This classification turns failures into actionable information. If 40% of errors come from missing data, the problem may be the form. If they come from tools, retries or circuit breakers may be missing. If they come from the model, the prompt, structured output or evaluation may need work.

Observability and privacy

Observing does not mean storing everything. In fact, storing too much can create new risks.

I would apply these rules:

do not log secrets;
do not store API tokens;
avoid full prompts by default;
mask emails, phone numbers and identifiers when possible;
separate logs by tenant;
define data retention;
restrict access to sensitive traces;
record metadata before full content;
store complete samples only when there is a clear reason.

Observability must coexist with data minimisation. I also develop this in security and privacy for enterprise AI agents.

Dashboards that actually help

A dashboard should not be a wall of numbers. It should answer operational questions.

I would review:

executions per day;
completion rate;
escalation rate;
main escalation reasons;
cost per resolved case;
p50, p95 and p99 latency;
errors by integration;
tenants with more failures;
prompts or versions with regressions;
most used tools;
manually corrected actions.

I would also create concrete alerts:

sudden increase in errors;
cost per execution above threshold;
latency too high;
escalation rate above normal;
repeated failure of a critical tool;
many cases blocked by human approval.

A good dashboard helps decide. If it only decorates, it is not doing its job.

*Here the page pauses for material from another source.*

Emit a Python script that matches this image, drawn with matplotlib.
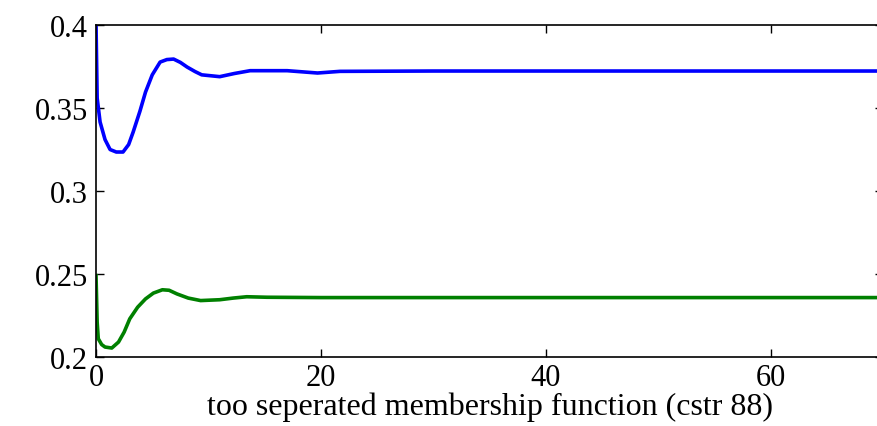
import matplotlib
matplotlib.use('Agg')
import matplotlib.pyplot as plt
from matplotlib.ticker import FormatStrFormatter

# blue response
t_blue = [0, 0.1, 0.36, 0.8, 1.25, 1.8, 2.4, 2.9, 3.3, 3.9, 4.4, 5.0, 5.7, 6.3, 6.9, 7.5, 8.1,
          8.8, 9.4, 11, 12.3, 13.7, 17, 19.7, 21.7, 30, 70]
y_blue = [0.400, 0.356, 0.3416, 0.331, 0.325, 0.3235, 0.3235, 0.328, 0.3355, 0.348, 0.3596,
          0.370, 0.3777, 0.3792, 0.3795, 0.3775, 0.3747, 0.372, 0.3700, 0.3689, 0.3708,
          0.3725, 0.3725, 0.3711, 0.3721, 0.3723, 0.3723]

# green response
t_green = [0, 0.1, 0.2, 0.5, 0.8, 1.4, 2.0, 2.5, 3.0, 3.7, 4.4, 5.1, 5.9, 6.5, 7.2, 8.2, 9.3,
           11, 12.2, 13.4, 15.2, 20, 70]
y_green = [0.249, 0.221, 0.211, 0.2075, 0.206, 0.2054, 0.209, 0.215, 0.223, 0.230, 0.235,
           0.2385, 0.2405, 0.2402, 0.238, 0.2355, 0.234, 0.2345, 0.2355, 0.2363, 0.236,
           0.2358, 0.2358]

x_ticks = [0, 20, 40, 60]
y_ticks = [0.2, 0.25, 0.3, 0.35, 0.4]
x_label = 'too seperated membership function (cstr 88)'

plt.rcParams['font.family'] = ['Liberation Serif', 'DejaVu Serif']

fig = plt.figure(figsize=(8.77, 4.27), dpi=100)
ax = fig.add_axes([0.1095, 0.1616, 0.8975, 0.7774])

ax.plot(t_blue, y_blue, color='#0000ff', lw=2.6, solid_joinstyle='round')
ax.plot(t_green, y_green, color='#008000', lw=2.6, solid_joinstyle='round')

ax.set_xlim(0, 70)
ax.set_ylim(0.2, 0.4)
ax.set_xticks(x_ticks)
ax.set_yticks(y_ticks)
ax.yaxis.set_major_formatter(FormatStrFormatter('%g'))
ax.tick_params(direction='in', top=True, right=True, length=6, width=1, labelsize=22)
ax.tick_params(axis='x', pad=4)
ax.tick_params(axis='y', pad=6)
for s in ax.spines.values():
    s.set_linewidth(1.2)

ax.set_xlabel(x_label, fontsize=23, labelpad=0)

fig.savefig('out.png', dpi=100)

From observability to continuous improvement

Observability is not only useful for incidents. It improves the product.

With good traces I can detect:

prompts that generate more escalations;
tools that fail frequently;
steps that consume too much cost;
fields that users do not fill in;
cases a person always approves;
overly strict rules;
sources that provide little evidence;
tasks that could be automated further.

This connects very well with the human-in-the-loop pattern for AI agents: human decisions do not only resolve cases, they also generate data to improve the system.

AI agent observability checklist

Before deploying an agent, I would review:

Final criterion

An AI agent in production is not finished when it answers. It is finished when it can be operated.

For me, that means being able to see what it did, why it did it, how much it cost, where it failed, what data it used, which tool it called and which person intervened if needed.

Observability does not make an agent more spectacular in a demo. It does something more important: it makes the system trustworthy when there are users, real data and decisions that matter.